Çıkarılan yasalar, kanunlar, düzenlemeler, yapılan operasyonlar, muhalefeti bölme girişimleri, barış sürecini buna yedekleme tutumu dahil attıkları her adım faşist rejimi kurmak ve kurumsallaştırmak üzere atılan adımlardır. Kadın hakları, işçi hakları, düşünce ve ifade özgürlüğü, örgütlenme ve grev hakkı, her türden demokratik haklar, gösteri ve yürüyüş hakkı dahil her şey tehlike altındadır.

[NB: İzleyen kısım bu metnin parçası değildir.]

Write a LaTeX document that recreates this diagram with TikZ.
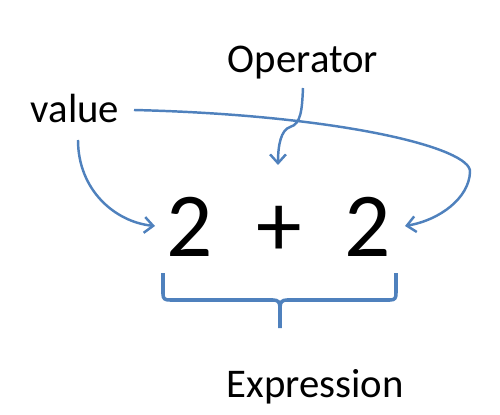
\documentclass[tikz,border=0pt]{standalone}
\usepackage{fontspec}
\setmainfont{Carlito}
\usetikzlibrary{arrows.meta}
\definecolor{linkcolor}{HTML}{4F81BD}

\begin{document}
\begin{tikzpicture}[x=0.02cm,y=-0.02cm,
    label/.style={font=\fontsize{23.2}{27}\selectfont,inner sep=0pt,anchor=base},
    term/.style={font=\fontsize{52}{60}\selectfont,inner sep=0pt,anchor=base},
    link/.style={line width=1.4pt,linkcolor,-{Straight Barb[length=5pt,width=9pt]}}]
  \useasboundingbox (0,0) rectangle (500,415);
  % texts
  \node[label] (value) at (75,123) {value};
  \node[label] (op) at (303,73) {Operator};
  \node[label] (expr) at (315,397) {Expression};
  % the expression
  \node[term] (twoA) at (190,256) {2};
  \node[term] (plus) at (279,256) {+};
  \node[term] (twoB) at (368,256) {2};
  % free ends of the arrows
  \coordinate (optip) at (278,165);
  \coordinate (tipA) at (155,226);
  \coordinate (tipB) at (405,226);
  % value -> first 2
  \draw[link] ([shift={(3,17)}]value.base) .. controls (78,190) and (115,222) .. (tipA);
  % value -> second 2
  \draw[link] ([shift={(59,-13)}]value.base) .. controls (340,115) and (472,148) .. (470,172)
    .. controls (469,198) and (440,220) .. (tipB);
  % operator -> plus
  \draw[link] ([shift={(0,15)}]op.base) .. controls (302,110) and (301,124) .. (290,127)
    .. controls (281,130) and (278,145) .. (optip);
  % brace under the expression
  \draw[line width=2pt,linkcolor,line join=round]
    (163,273) -- (163,294) .. controls (163,299) and (165,300) .. (170,300) -- (273,300)
    .. controls (278,300) and (280,302) .. (280,308) -- (280,328)
    (280,308) .. controls (280,302) and (282,300) .. (287,300) -- (390,300)
    .. controls (395,300) and (396,298) .. (396,293) -- (396,273);
\end{tikzpicture}
\end{document}
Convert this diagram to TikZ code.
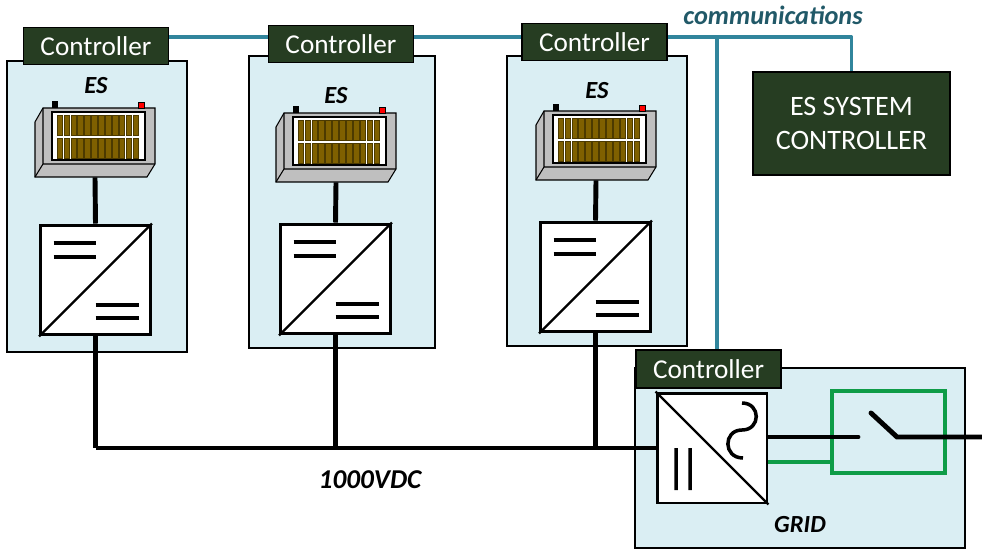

Bütün bu baskı politikalarına karşı tek bir panzehir vardır. İşçi ve emekçilerin, tüm ezilen ve sömürülenlerin, farklı milliyetten halkların birleşik, kararlı mücadelesi, tek adam ve saray rejiminin durdurulması, birleşik bir gücün ortaya çıkarılmasıyla mümkün olacaktır. Gün küçük hesaplarla hareket etme günü değil, güçleri birleştirme, bağımsız, demokratik, laik, hakların eşit koşullarda bir arada yaşayacağı bir ülkeyi hep birlikte kurma günüdür. Çağrımız tüm emek ve demokrasi güçlerinedir."